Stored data
::::::
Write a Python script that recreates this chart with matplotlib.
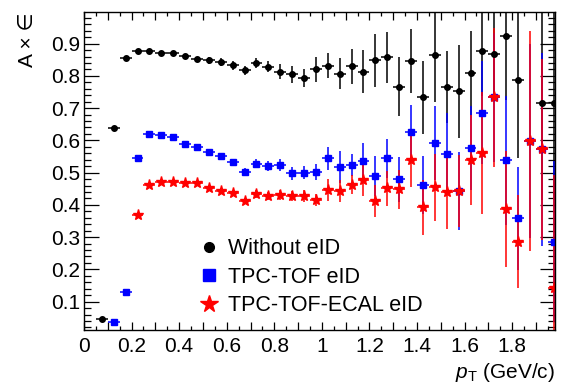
import numpy as np
import matplotlib
matplotlib.use("Agg")
import matplotlib.pyplot as plt
from matplotlib.lines import Line2D
from matplotlib.ticker import MultipleLocator, FuncFormatter

plt.rcParams['font.family'] = ['Liberation Sans', 'DejaVu Sans']
plt.rcParams['mathtext.fontset'] = 'custom'
plt.rcParams['mathtext.rm'] = 'Liberation Sans'
plt.rcParams['mathtext.it'] = 'Liberation Sans:italic'

# bin centres in pT (GeV/c), bin width 0.05
pt = np.arange(0.075, 2.0, 0.05)
pt_err = 0.025

nan = np.nan
# Without eID
eff_none = [0.047, 0.638, 0.854, 0.877, 0.877, 0.872, 0.872, 0.861, 0.851, 0.848,
            0.843, 0.833, 0.817, 0.840, 0.828, 0.813, 0.805, 0.794, 0.820, 0.832,
            0.807, 0.830, 0.813, 0.848, 0.857, 0.766, 0.846, 0.734, 0.864, 0.766,
            0.752, 0.809, 0.876, 0.867, 0.925, 0.786, nan, 0.716, 0.716]
err_none = [0.004, 0.005, 0.004, 0.004, 0.004, 0.004, 0.005, 0.006, 0.007, 0.010,
            0.012, 0.014, 0.015, 0.016, 0.017, 0.023, 0.026, 0.028, 0.039, 0.040,
            0.049, 0.054, 0.067, 0.083, 0.080, 0.092, 0.098, 0.113, 0.145, 0.112,
            0.144, 0.130, 0.140, 0.140, 0.200, 0.240, nan, 0.300, 0.300]
# TPC-TOF eID
eff_tof = [nan, 0.036, 0.131, 0.544, 0.621, 0.616, 0.609, 0.588, 0.578, 0.563,
           0.551, 0.533, 0.501, 0.528, 0.521, 0.523, 0.498, 0.499, 0.502, 0.544,
           0.518, 0.523, 0.536, 0.490, 0.544, 0.479, 0.626, 0.463, 0.592, 0.559,
           0.443, 0.577, 0.686, 0.733, 0.539, 0.358, 0.598, 0.572, 0.286]
err_tof = [nan, 0.003, 0.004, 0.005, 0.005, 0.005, 0.006, 0.006, 0.007, 0.008,
           0.009, 0.010, 0.012, 0.015, 0.015, 0.018, 0.020, 0.020, 0.024, 0.036,
           0.050, 0.035, 0.055, 0.063, 0.060, 0.070, 0.083, 0.090, 0.115, 0.125,
           0.120, 0.130, 0.160, 0.200, 0.200, 0.160, 0.300, 0.300, 0.250]
# TPC-TOF-ECAL eID
eff_ecal = [nan, nan, nan, 0.368, 0.463, 0.470, 0.470, 0.467, 0.467, 0.453,
            0.443, 0.436, 0.412, 0.433, 0.427, 0.430, 0.428, 0.428, 0.415, 0.446,
            0.443, 0.463, 0.477, 0.413, 0.451, 0.448, 0.539, 0.392, 0.454, 0.441,
            0.443, 0.539, 0.561, 0.733, 0.386, 0.286, 0.598, 0.572, 0.143]
err_ecal = [nan, nan, nan, 0.004, 0.005, 0.005, 0.005, 0.006, 0.006, 0.007,
            0.008, 0.009, 0.010, 0.012, 0.013, 0.015, 0.016, 0.018, 0.020, 0.033,
            0.033, 0.030, 0.050, 0.050, 0.055, 0.060, 0.083, 0.085, 0.105, 0.115,
            0.113, 0.140, 0.190, 0.215, 0.180, 0.145, 0.340, 0.280, 0.350]

labels = ["Without eID", "TPC-TOF eID", "TPC-TOF-ECAL eID"]

fig = plt.figure(figsize=(5.61, 3.87), dpi=100)
ax = fig.add_axes([0.1497, 0.1473, 0.8396, 0.8217])

styles = [('black', 'o', 4.0), ('#0000ff', 's', 5.0), ('#ff0000', '*', 8.0)]
for y, e, (c, m, ms) in zip([eff_none, eff_tof, eff_ecal], [err_none, err_tof, err_ecal], styles):
    ax.errorbar(pt, y, yerr=e, xerr=pt_err, fmt=m, color=c, ms=ms, mec=c,
                elinewidth=1.1, capsize=0)

ax.set_xlim(0, 1.98)
ax.set_ylim(0.012, 0.998)

ax.xaxis.set_major_locator(MultipleLocator(0.1))
ax.xaxis.set_minor_locator(MultipleLocator(0.05))
ax.yaxis.set_major_locator(MultipleLocator(0.1))
ax.yaxis.set_minor_locator(MultipleLocator(0.02))


def xfmt(v, pos):
    k = int(round(v * 10))
    if k % 2:
        return ""
    return f"{v:g}"


ax.xaxis.set_major_formatter(FuncFormatter(xfmt))
ax.yaxis.set_major_formatter(FuncFormatter(lambda v, p: f"{v:.1f}" if v > 0.05 else ""))

ax.tick_params(which='both', direction='in', top=True, right=True, labelsize=15, width=0.9)
ax.tick_params(axis='x', which='major', length=6, pad=5)
ax.tick_params(axis='x', which='minor', length=3)
ax.tick_params(axis='y', which='major', length=11, pad=3)
ax.tick_params(axis='y', which='minor', length=5)
for s in ax.spines.values():
    s.set_linewidth(1.0)

ax.set_xlabel(r"$p_{\rm T}$ (GeV/c)", fontsize=15, loc='right', labelpad=4)
ax.set_ylabel("A × ∈", fontsize=15, loc='top', labelpad=10)

handles = [Line2D([], [], ls='none', marker='o', color='black', ms=7),
           Line2D([], [], ls='none', marker='s', color='#0000ff', ms=8.5),
           Line2D([], [], ls='none', marker='*', color='#ff0000', ms=13)]
ax.legend(handles, labels, loc='upper left', bbox_to_anchor=(0.242, 0.289), frameon=False,
          fontsize=15.5, handlelength=1.0, handletextpad=0.4, labelspacing=0.35,
          borderpad=0, borderaxespad=0)

fig.savefig("out.png", dpi=100)
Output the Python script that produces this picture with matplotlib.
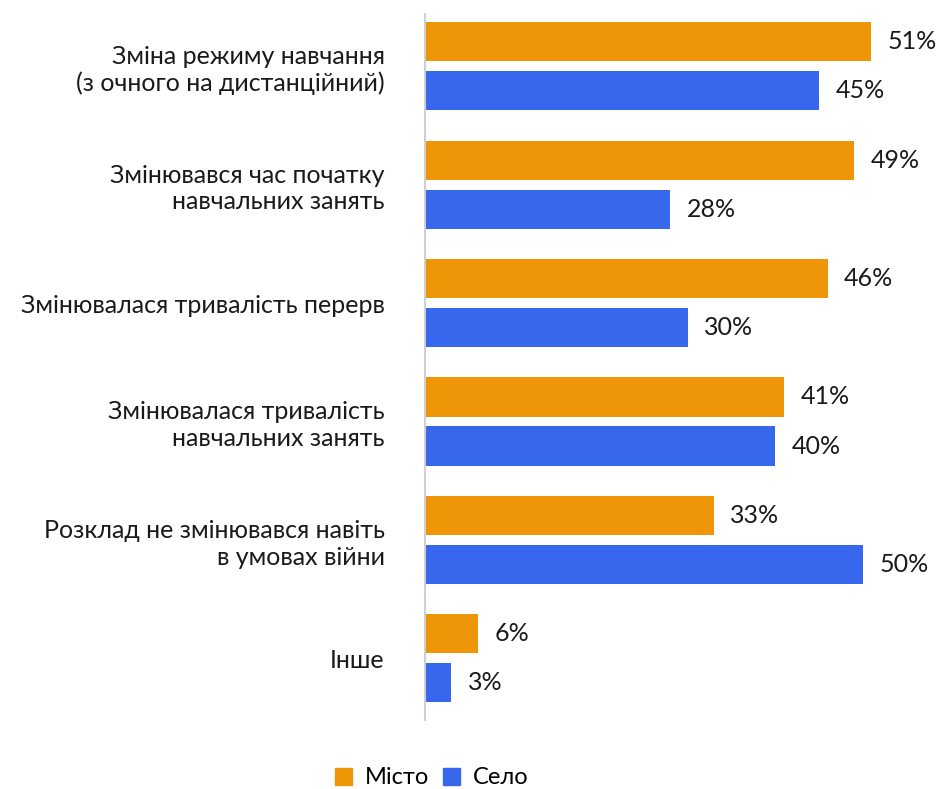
import numpy as np
import matplotlib.pyplot as plt
from matplotlib.patches import Patch

plt.rcParams['font.family'] = ['Lato', 'Noto Sans', 'DejaVu Sans']

categories = [
    'Зміна режиму навчання\n(з очного на дистанційний)',
    'Змінювався час початку\nнавчальних занять',
    'Змінювалася тривалість перерв',
    'Змінювалася тривалість\nнавчальних занять',
    'Розклад не змінювався навіть\nв умовах війни',
    'Інше',
]
misto = [51, 49, 46, 41, 33, 6]
selo = [45, 28, 30, 40, 50, 3]
series_names = ['Місто', 'Село']
orange = '#EE9508'
blue = '#3767EC'

W, H = 936, 789
fig = plt.figure(figsize=(W / 100, H / 100), dpi=100)
ax = fig.add_axes([425 / W, (H - 720) / H, (W - 425) / W, (720 - 14) / H])

y = np.arange(len(categories))
h = 0.33
off = 0.207
ax.barh(y - off, misto, height=h, color=orange, label=series_names[0])
ax.barh(y + off, selo, height=h, color=blue, label=series_names[1])

for yi, v in zip(y - off, misto):
    ax.text(v + 1.9, yi, f'{v}%', va='center', ha='left', fontsize=18, color='#1a1a1a')
for yi, v in zip(y + off, selo):
    ax.text(v + 1.9, yi, f'{v}%', va='center', ha='left', fontsize=18, color='#1a1a1a')

ax.set_xlim(0, (W - 425) / 8.75)
ax.set_ylim(5.52, -0.44)
ax.set_yticks(y)
ax.set_yticklabels(categories, fontsize=18, linespacing=1.2, color='#1a1a1a')
ax.tick_params(axis='y', length=0, pad=29)
ax.set_xticks([])
for s in ['top', 'right', 'bottom']:
    ax.spines[s].set_visible(False)
ax.spines['left'].set_color('#d0d0d0')
ax.spines['left'].set_linewidth(1.5)

handles = [Patch(color=orange), Patch(color=blue)]
fig.legend(handles, series_names, loc='center', bbox_to_anchor=(432 / W, 1 - 778 / H),
           ncol=2, frameon=False, fontsize=17, handlelength=0.7, handleheight=0.7,
           handletextpad=0.55, columnspacing=0.6)

fig.savefig('out.png', dpi=100)
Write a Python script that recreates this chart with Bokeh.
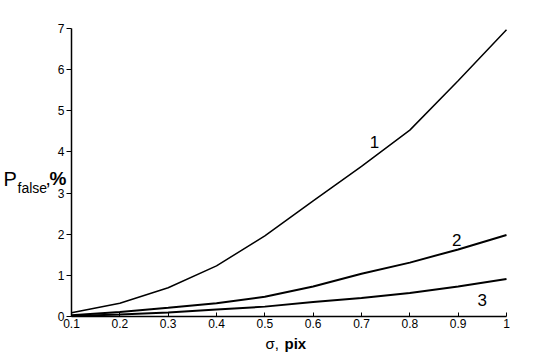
::::::
- _WHAT NEEDS TO BE DONE_
Among the entries above, take the lines from the one with "Output the Python" through the one with "plt.rcParams['font.family'] = ['Lato', 'Noto" and retype them exactly, leaving out the pictures.

- _RESULT FOR THIS TASK_
Output the Python script that produces this picture with matplotlib.
import numpy as np
import matplotlib.pyplot as plt
from matplotlib.patches import Patch

plt.rcParams['font.family'] = ['Lato', 'Noto Sans', 'DejaVu Sans']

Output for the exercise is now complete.